Ryan Isherwood, chief investment officer at Significance Capital, says that the stock market's momentum has not been broken even as it backed away from recent record highs, which means that stocks have been correcting since last October. That makes it more of a time correction — which can last longer — than a short, steep price drop. That said, Isherwood noted that there are strong signs that the market could resume its long-term upward trend and bullish bias once the geo-political pullback ends as there is more clarity in the headlines.
Yelena Maleyev, senior economist at KPMG Economics, discusses the March 2026 Outlook Survey from the National Association for Business Economics, released today, which showed that the consensus forecast among economists has deteriorated sharply in the last few weeks, with two-thirds of the group expecting a reduction of GDP this year, and in many cases that economic activity slowdown will be big, but will stop short of recession conditions.
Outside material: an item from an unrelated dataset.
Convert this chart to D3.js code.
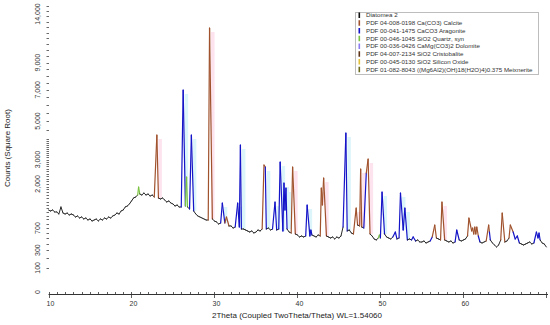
<!DOCTYPE html>
<html>
<head>
<meta charset="utf-8">
<script src="https://cdn.jsdelivr.net/npm/d3@7"></script>
<style>
	body { margin: 0; background: #fff; }
	svg { display: block; font-family: "Liberation Sans", Arial, sans-serif; }
</style>
</head>
<body>
<div id="chart"></div>
<script>
// phases of the pattern (legend order)
var phase_names = [
	'Diatomea 2',
	'PDF 04-008-0198 Ca(CO3) Calcite',
	'PDF 00-041-1475 CaCO3 Aragonite',
	'PDF 00-046-1045 SiO2 Quartz, syn',
	'PDF 00-036-0426 CaMg(CO3)2 Dolomite',
	'PDF 04-007-2134 SiO2 Cristobalite',
	'PDF 00-045-0130 SiO2 Silicon Oxide',
	'PDF 01-082-8043 ((Mg6Al2)(OH)18(H2O)4)0.375 Meixnerite'
];

// measured background (2theta, counts)
var bg_theta = [
	10.00,10.25,10.50,10.75,11.00,11.25,11.50,11.75,12.00,12.25,12.50,12.75,
	13.00,13.25,13.50,13.75,14.00,14.25,14.50,14.75,15.00,15.25,15.50,15.75,
	16.00,16.25,16.50,16.75,17.00,17.25,17.50,17.75,18.00,18.25,18.50,18.75,
	19.00,19.25,19.50,19.75,20.00,20.25,20.50,20.75,21.00,21.25,21.50,21.75,
	22.00,22.25,22.50,22.75,23.25,23.50,23.75,24.00,24.25,24.50,24.75,
	25.00,25.25,25.50,25.75,26.00,26.50,26.75,27.00,27.50,27.75,
	28.00,28.25,28.50,28.75,29.00,29.25,29.75,30.00,30.25,30.50,30.75,
	31.25,31.75,32.00,32.25,32.50,33.00,33.25,33.50,33.75,
	34.00,34.25,34.50,34.75,35.00,35.25,35.50,35.75,36.25,36.50,36.75,
	37.00,37.50,37.75,38.25,38.50,38.75,39.00,39.25,39.75,
	40.00,40.25,40.50,40.75,41.00,41.50,41.75,42.00,42.25,42.50,42.75,
	43.00,43.50,43.75,44.00,44.25,44.50,44.75,45.00,45.25,45.50,
	46.00,46.25,46.50,46.75,47.25,47.50,47.75,48.00,48.75,
	49.00,49.25,49.50,49.75,50.00,50.50,50.75,51.00,51.25,51.50,
	52.00,52.25,52.75,53.25,53.50,53.75,54.25,54.50,54.75,
	55.00,55.25,55.50,55.75,56.00,56.75,57.00,57.25,57.75,
	58.00,58.25,58.50,58.75,59.00,59.50,59.75,60.00,60.25,60.50,
	61.00,61.25,61.50,62.00,62.25,62.50,62.75,63.25,63.50,63.75,
	64.00,64.25,64.50,65.00,65.25,65.50,66.25,66.75,
	67.00,67.25,67.50,67.75,68.00,68.25,68.50,69.00,69.25,69.50,69.75,70.00
];
var bg_counts = [
	1151,1123,1151,1095,1095,1041,1237,1068,1041,1068,1015,1041,
	1015,963,989,937,963,912,937,887,912,863,887,912,
	863,912,887,937,912,963,937,989,1015,1068,1041,1123,
	1151,1237,1266,1325,1417,1512,1545,1610,1644,1610,1677,1610,
	1644,1577,1610,1545,1512,1480,1512,1449,1386,1417,1356,
	1325,1266,1295,1237,1237,1266,1237,1179,1123,1041,
	989,963,937,912,887,887,912,863,839,791,815,
	815,746,746,701,723,723,679,679,658,
	637,616,637,596,616,658,637,679,679,701,658,
	679,658,679,637,1151,679,616,596,576,
	556,518,537,518,537,537,556,537,518,556,537,
	1295,537,518,499,518,481,518,499,537,723,
	637,658,596,576,768,746,723,701,576,
	537,481,463,499,499,576,518,499,481,518,
	481,499,658,463,481,463,445,463,428,
	428,445,411,428,445,499,481,463,463,
	445,428,445,411,428,463,445,463,481,537,
	637,576,576,428,411,428,445,463,411,378,
	347,378,463,428,445,499,481,411,
	394,378,394,411,428,394,411,499,463,411,394,347
];

// identified reflections (apex 2theta, apex counts, phase index)
var peak_theta = [
	20.86,23.06,26.23,26.64,27.22,29.41,30.95,31.45,32.80,33.13,
	35.97,36.13,37.30,37.92,38.38,38.62,39.42,41.17,41.62,42.88,
	43.16,45.84,47.08,47.62,48.30,48.52,49.88,50.20,51.80,52.42,
	52.95,53.95,56.25,56.55,57.42,59.20,60.67,61.12,61.38,61.62,
	61.80,63.05,63.14,64.68,65.66,66.00,66.50,68.80,69.12
];
var peak_counts = [
	1887,4219,6983,2263,4219,11928,1356,963,1356,3698,
	2760,2674,1386,2892,2033,1851,2674,1295,658,1851,
	2224,4327,1208,2589,2424,3027,556,1711,616,1677,
	1208,518,518,768,1386,658,937,701,723,723,
	537,768,616,1068,768,616,537,616,596
];
var peak_phase = [
	3,1,2,3,2,1,2,1,2,2,
	1,2,2,2,2,2,1,2,2,1,
	1,2,1,1,2,1,3,2,2,2,
	2,2,2,1,1,2,1,1,1,1,
	2,1,2,1,1,2,2,2,2
];

// axis labels
var x_ticks = [10, 20, 30, 40, 50, 60];
var y_ticks = [0, 100, 300, 700, 2000, 3000, 5000, 7000, 9000, 14000];

var phase_colors = ['#111111', '#a0522d', '#1414c8', '#7cc242', '#8a7cf0', '#5c3317', '#e2c13a', '#6b6b1e'];
var band_colors  = { 1: '#fde3ee', 2: '#dcf5fa' };

var chart_width  = 550;
var chart_height = 325;
var axis_y       = 294;

var svg = d3.select('#chart')
	.append('svg')
	.attr('width', chart_width)
	.attr('height', chart_height);

var x_scale = d3.scaleLinear().domain([10, 70.2]).range([48.5, 548]);
var y_scale = d3.scaleSqrt().domain([0, 14000]).range([292, 6]);

// merge background and reflections into one profile
var profile = [];
bg_theta.forEach(function(t, i){ profile.push({ t: t, c: bg_counts[i], p: 0 }); });
peak_theta.forEach(function(t, i){ profile.push({ t: t, c: peak_counts[i], p: peak_phase[i] }); });
profile.sort(function(a, b){ return a.t - b.t; });

svg.append('clipPath').attr('id', 'plot')
	.append('rect').attr('x', 48).attr('y', 0).attr('width', 501).attr('height', axis_y);

var plot = svg.append('g').attr('clip-path', 'url(#plot)');

// faint reference bands behind strong reflections
var bands = profile.map(function(d, i){ return { d: d, next: profile[i + 1] }; })
	.filter(function(o){ return o.d.p && band_colors[o.d.p] && o.d.c > 1200; });

plot.selectAll('.band')
	.data(bands)
	.enter()
	.append('rect')
	.attr('class', 'band')
	.attr('x', function(o){ return x_scale(o.d.t) + 1.5; })
	.attr('y', function(o){ return y_scale(o.d.c) + 4; })
	.attr('width', 3.5)
	.attr('height', function(o){ return Math.max(0, y_scale(o.next.c) - y_scale(o.d.c) - 4); })
	.attr('fill', function(o){ return band_colors[o.d.p]; });

// profile drawn segment by segment, coloured by phase of the reflection
var segs = d3.pairs(profile);
plot.selectAll('.seg')
	.data(segs)
	.enter()
	.append('line')
	.attr('class', 'seg')
	.attr('x1', function(s){ return x_scale(s[0].t); })
	.attr('y1', function(s){ return y_scale(s[0].c); })
	.attr('x2', function(s){ return x_scale(s[1].t); })
	.attr('y2', function(s){ return y_scale(s[1].c); })
	.attr('stroke', function(s){
		var top = s[1].c > s[0].c ? s[1] : s[0];
		var other = top === s[1] ? s[0] : s[1];
		var p = top.p || other.p;
		return phase_colors[p];
	})
	.attr('stroke-width', function(s){ return (s[0].p || s[1].p) ? 1.2 : 0.9; })
	.attr('stroke-linecap', 'round');

// x axis
svg.append('line')
	.attr('x1', 48.5).attr('x2', 548)
	.attr('y1', axis_y + 0.5).attr('y2', axis_y + 0.5)
	.attr('stroke', '#333');

svg.selectAll('.xminor')
	.data(d3.range(10, 71, 1))
	.enter()
	.append('line')
	.attr('x1', function(d){ return Math.round(x_scale(d)) + 0.5; })
	.attr('x2', function(d){ return Math.round(x_scale(d)) + 0.5; })
	.attr('y1', axis_y - 2)
	.attr('y2', function(d){ return d % 10 === 0 ? axis_y + 4 : axis_y; })
	.attr('stroke', '#333')
	.attr('stroke-width', 0.8);

svg.selectAll('.xlab')
	.data(x_ticks)
	.enter()
	.append('text')
	.attr('x', function(d){ return x_scale(d) + 2; })
	.attr('y', 306)
	.attr('font-size', 7)
	.attr('fill', '#333')
	.attr('text-anchor', 'middle')
	.text(function(d){ return d; });

svg.append('text')
	.attr('x', 297)
	.attr('y', 318)
	.attr('font-size', 8)
	.attr('fill', '#222')
	.attr('text-anchor', 'middle')
	.text('2Theta (Coupled TwoTheta/Theta) WL=1.54060');

// y axis (ticks only)
var minor = d3.range(100, 4000, 100).concat(d3.range(4000, 14001, 500));
svg.selectAll('.yminor')
	.data(minor)
	.enter()
	.append('line')
	.attr('x1', 46.5).attr('x2', 49)
	.attr('y1', function(d){ return Math.round(y_scale(d)) + 0.5; })
	.attr('y2', function(d){ return Math.round(y_scale(d)) + 0.5; })
	.attr('stroke', '#444')
	.attr('stroke-width', 0.8);

svg.selectAll('.ylab')
	.data(y_ticks)
	.enter()
	.append('text')
	.attr('transform', function(d){ return 'translate(40,' + Math.max(y_scale(d), 14) + ') rotate(-90)'; })
	.attr('font-size', 7)
	.attr('fill', '#333')
	.attr('text-anchor', 'middle')
	.text(function(d){ return d3.format(',')(d); });

svg.append('text')
	.attr('transform', 'translate(10,148) rotate(-90)')
	.attr('font-size', 8)
	.attr('fill', '#222')
	.attr('text-anchor', 'middle')
	.text('Counts (Square Root)');

// legend
var legend = svg.append('g');
legend.append('rect')
	.attr('x', 355.5).attr('y', 12.5)
	.attr('width', 183).attr('height', 62)
	.attr('fill', '#fff')
	.attr('stroke', '#bdbdbd');

var rows = legend.selectAll('.row')
	.data(phase_names)
	.enter()
	.append('g')
	.attr('transform', function(d, i){ return 'translate(0,' + (15 + i * 7.75) + ')'; });

rows.append('rect')
	.attr('x', 358.5).attr('y', -2.5)
	.attr('width', 1.6).attr('height', 5.5)
	.attr('fill', function(d, i){ return phase_colors[i]; });

rows.append('text')
	.attr('x', 366).attr('y', 2.4)
	.attr('font-size', 6.2)
	.attr('fill', '#333')
	.text(function(d){ return d; });
</script>
</body>
</html>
Nearly 70% of the economists said the broadening of geopolitical conflicts is the "greatest downside risk to the economy over the next 12 months;" just 8% felt that way about geopolitical worries just three months ago.
Todd Rosenbluth, head of research at VettaFi, turns to a diversified natural resources index fund as his "ETF of the Week," noting that a multi-sector approach involving upstream energy companies, agricultural companies and more can be a good diversifier — while providing a decent yield — in current conditions.
Plus Matt Weyandt, a client portfolio manager on the listed real assets team at Nuveen, discusses how a "Halo theme" — heavy asset, low obsolescence — positions investments in real estate, infrastructure and commodities to perform well despite global headlines that are buffeting markets. Specifically, Weyandt notes that location-specific hard assets with contractual income streams are built to deliver regardless of the broad market conditions.